Here’s a little about how we train Seeing Dogs and how this might differ from the approach taken by other organisations.
Large guide dog programmes, due to the scale of their operation have a number specialist teams that deal with each stage of a dog’s training. Dogs will be bred at a breeding centre, will then be taken to puppy raisers, they will then return to a central dog supply unit or team for foundation training. They are then passed on to a local team for their advanced training and subsequently are trained with their future user. It is a large complex process.
The Seeing Dogs Alliance is a smaller programme, and we have the luxury that our instructors will oversee the development of our dogs from puppyhood right through to the time they train with their future partner. We are fortunate in having attracted three excellent (ex GDBA) Guide Dog Mobility Instructors. They have an extraordinary range of experience in the guide dog industry but also have demonstrated a much broader interest in the training of dogs in other fields. We have sought those instructors who have a strong reputation with visually impaired people for the quality of their training and support.
Seeing dog puppies leave their mothers at around eight weeks. We want to maximise their opportunities for socialisation and exposure to new experiences. We want our dogs to be confident and robust working dogs in our noisy and busy modern world. Early development means they take the modern world in their stride when someone literally puts their lives in their paws. It is an extraordinary and unique level of trust.
The puppy will live in a family home for the first year of its life. Its development and progress is closely monitored by its future instructor. Many of our instructors run classes for dogs and seeing dog puppies attend these often completing their good citizen certification. This means the young dog receives a very sound foundation but also the instructor becomes familiar with the young dog and can tweak its training to ensure it is ready for its future job. We have one of our instructors who is currently raising a puppy for The Seeing Dogs Alliance who we expect go on to be one of our working dogs.
The young dog will start its formal guide training at twelve months of age. This training will be structured around the dog’s needs as there is no need to divide it in to a ‘dog supply’ and ‘advanced’ phase. The dog has one instructor and will live with their instructor during training. This means their experience is consistent and the dog isn’t stressed by being moved between homes and people.

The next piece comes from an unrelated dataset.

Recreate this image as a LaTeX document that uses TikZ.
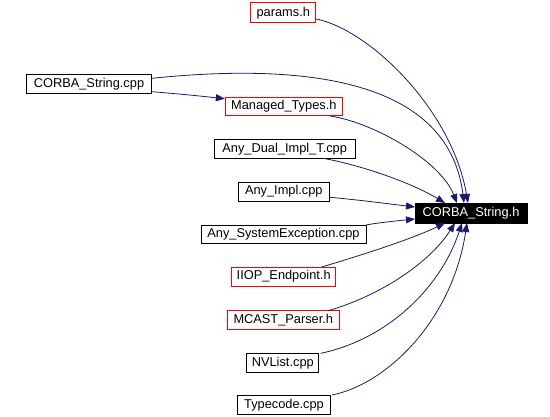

The final step in a dog’s journey to becoming a Seeing Dog is when it is matched with a visually impaired person. The dog is carefully matched so that its speed, energy level etc fits in with the needs of the person it will guide. The partnership then receives training, usually in the area where the visually impaired person lives. This includes learning a number of key routes but also in the skills of how to care for and maintain the work of the dog. The training includes how to introduce the dog to new areas and tasks and how to adapt the work so that the dog is able to offer the best support possible.
We strongly believe that a Seeing Dog should support the life the visually impaired person wants to live. This is why careful matching and training to meet the needs of people is essential. Our instructors are able to do this because they have known, and developed the dogs they are training from just a few weeks old. They may have even hand picked them from their original litters. They know who will need a dog up to two years in advance so may have someone in mind while developing and training a specific dog.
As an organisation we have three core principles:
- A seeing dog should be trained to support the life the client wishes to live. We do not insist on restrictive criteria about who can have a dog. For some people a dog that can guide for a few minutes makes all the difference between being independent and not. For others a higher energy or more challenging dog is appropriate. We can get this right because we know the dogs we have and the people we work with.
- Every dog we train can guide a totally blind person. All dogs are tested by their trainers in blindfold. If an instructor doesn’t trust a dog, then they will not expect a visually impaired person to trust it. If you have some useful vision and need one of our dogs be assured you are not receiving a dog that failed the blind fold test.
- When a dog is due to retire, we commit to ensuring a new dog is ready to take up its harness. We do not believe it is acceptable for someone to be without a seeing dog for a long period, of possibly years. Continuity of service is a basic right! We will do all we can within our resources to ensure there is minimum gap in support when a dog retires.